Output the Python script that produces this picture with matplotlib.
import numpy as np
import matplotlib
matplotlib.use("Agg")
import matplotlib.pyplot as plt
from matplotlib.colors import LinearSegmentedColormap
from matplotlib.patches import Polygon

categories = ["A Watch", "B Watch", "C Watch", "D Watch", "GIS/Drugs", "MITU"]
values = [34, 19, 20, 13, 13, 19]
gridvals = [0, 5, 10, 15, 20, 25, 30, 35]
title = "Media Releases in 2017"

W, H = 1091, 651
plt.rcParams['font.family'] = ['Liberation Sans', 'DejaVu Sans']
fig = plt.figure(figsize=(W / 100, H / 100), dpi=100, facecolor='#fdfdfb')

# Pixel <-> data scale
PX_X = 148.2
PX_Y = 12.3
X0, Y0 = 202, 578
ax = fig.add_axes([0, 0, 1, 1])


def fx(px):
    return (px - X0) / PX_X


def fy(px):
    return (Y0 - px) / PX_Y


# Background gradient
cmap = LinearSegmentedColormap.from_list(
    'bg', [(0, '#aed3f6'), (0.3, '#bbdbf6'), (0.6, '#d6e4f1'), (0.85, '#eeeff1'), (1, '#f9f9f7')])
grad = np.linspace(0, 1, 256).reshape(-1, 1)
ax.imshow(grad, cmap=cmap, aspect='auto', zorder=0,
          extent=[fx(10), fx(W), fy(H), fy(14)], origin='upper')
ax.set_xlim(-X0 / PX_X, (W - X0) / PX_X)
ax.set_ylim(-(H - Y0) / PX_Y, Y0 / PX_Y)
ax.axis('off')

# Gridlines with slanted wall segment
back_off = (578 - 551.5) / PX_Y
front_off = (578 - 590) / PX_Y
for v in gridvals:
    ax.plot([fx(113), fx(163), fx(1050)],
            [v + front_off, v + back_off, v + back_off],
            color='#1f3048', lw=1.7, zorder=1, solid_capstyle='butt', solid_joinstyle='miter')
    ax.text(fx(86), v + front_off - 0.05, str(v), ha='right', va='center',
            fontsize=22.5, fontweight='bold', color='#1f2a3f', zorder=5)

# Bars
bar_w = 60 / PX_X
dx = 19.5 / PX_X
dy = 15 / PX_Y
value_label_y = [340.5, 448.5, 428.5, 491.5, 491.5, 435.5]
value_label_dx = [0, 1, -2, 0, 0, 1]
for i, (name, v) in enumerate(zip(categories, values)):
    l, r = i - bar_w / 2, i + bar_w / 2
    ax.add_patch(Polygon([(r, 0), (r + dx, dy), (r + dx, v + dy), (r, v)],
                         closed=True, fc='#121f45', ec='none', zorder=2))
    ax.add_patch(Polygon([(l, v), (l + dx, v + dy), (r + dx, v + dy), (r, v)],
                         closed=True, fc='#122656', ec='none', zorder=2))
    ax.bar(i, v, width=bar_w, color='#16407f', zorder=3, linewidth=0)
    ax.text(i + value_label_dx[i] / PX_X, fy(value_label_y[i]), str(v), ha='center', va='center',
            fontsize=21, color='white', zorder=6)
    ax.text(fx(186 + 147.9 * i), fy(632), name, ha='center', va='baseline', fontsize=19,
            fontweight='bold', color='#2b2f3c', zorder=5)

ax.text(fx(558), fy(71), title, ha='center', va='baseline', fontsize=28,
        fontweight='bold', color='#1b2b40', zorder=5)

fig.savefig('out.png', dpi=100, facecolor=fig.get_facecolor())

• • • •

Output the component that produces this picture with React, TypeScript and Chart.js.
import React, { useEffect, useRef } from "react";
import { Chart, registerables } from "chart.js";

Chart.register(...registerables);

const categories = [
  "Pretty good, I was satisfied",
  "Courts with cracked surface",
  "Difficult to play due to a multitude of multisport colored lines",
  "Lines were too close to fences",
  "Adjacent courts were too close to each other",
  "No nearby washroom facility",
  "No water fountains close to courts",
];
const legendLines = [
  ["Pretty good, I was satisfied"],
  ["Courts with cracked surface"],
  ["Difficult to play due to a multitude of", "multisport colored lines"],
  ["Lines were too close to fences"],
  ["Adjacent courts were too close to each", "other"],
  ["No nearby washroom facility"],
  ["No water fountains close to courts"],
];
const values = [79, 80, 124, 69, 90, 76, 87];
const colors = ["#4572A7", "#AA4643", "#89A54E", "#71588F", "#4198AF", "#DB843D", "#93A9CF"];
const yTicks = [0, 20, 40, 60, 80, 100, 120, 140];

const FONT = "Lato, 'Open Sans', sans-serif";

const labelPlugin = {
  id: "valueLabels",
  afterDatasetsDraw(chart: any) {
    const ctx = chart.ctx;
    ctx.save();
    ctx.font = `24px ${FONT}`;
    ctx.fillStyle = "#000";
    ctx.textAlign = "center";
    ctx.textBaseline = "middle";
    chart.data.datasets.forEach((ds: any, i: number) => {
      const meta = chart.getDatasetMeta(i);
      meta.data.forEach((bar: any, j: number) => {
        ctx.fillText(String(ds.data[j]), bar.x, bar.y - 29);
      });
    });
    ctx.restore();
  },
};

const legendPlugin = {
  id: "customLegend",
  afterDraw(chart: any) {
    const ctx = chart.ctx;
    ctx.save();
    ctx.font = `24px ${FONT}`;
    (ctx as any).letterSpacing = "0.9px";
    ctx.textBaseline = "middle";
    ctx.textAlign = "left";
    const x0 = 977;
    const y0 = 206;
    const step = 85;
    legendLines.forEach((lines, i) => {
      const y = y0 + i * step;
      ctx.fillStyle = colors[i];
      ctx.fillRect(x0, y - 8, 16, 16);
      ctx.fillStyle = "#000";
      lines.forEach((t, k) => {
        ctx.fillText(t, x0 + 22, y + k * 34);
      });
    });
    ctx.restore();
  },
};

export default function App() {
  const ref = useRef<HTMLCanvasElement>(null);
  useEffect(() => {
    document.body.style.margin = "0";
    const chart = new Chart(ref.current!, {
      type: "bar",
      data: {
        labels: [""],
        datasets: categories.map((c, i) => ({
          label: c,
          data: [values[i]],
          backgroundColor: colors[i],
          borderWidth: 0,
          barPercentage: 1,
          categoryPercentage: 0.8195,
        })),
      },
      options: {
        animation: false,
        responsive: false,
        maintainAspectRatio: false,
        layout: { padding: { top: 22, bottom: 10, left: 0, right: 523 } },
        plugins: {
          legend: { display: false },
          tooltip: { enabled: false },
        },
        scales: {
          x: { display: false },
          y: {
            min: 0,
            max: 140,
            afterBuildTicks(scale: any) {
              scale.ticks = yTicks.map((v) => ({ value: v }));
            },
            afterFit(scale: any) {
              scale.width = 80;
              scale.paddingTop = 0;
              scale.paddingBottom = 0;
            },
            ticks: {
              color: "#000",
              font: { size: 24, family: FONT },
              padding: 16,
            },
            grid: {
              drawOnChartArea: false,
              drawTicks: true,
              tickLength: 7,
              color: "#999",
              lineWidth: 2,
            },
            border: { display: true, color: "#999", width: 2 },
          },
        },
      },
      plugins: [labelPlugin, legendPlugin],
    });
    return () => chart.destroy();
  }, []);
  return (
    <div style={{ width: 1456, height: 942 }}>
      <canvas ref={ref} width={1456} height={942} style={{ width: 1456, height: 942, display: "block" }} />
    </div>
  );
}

• • • •

- Written problem
From the listing, copy each line containing the word "Output".

- Final answer
Output the Python script that produces this picture with matplotlib.
Output the component that produces this picture with React, TypeScript and Chart.js.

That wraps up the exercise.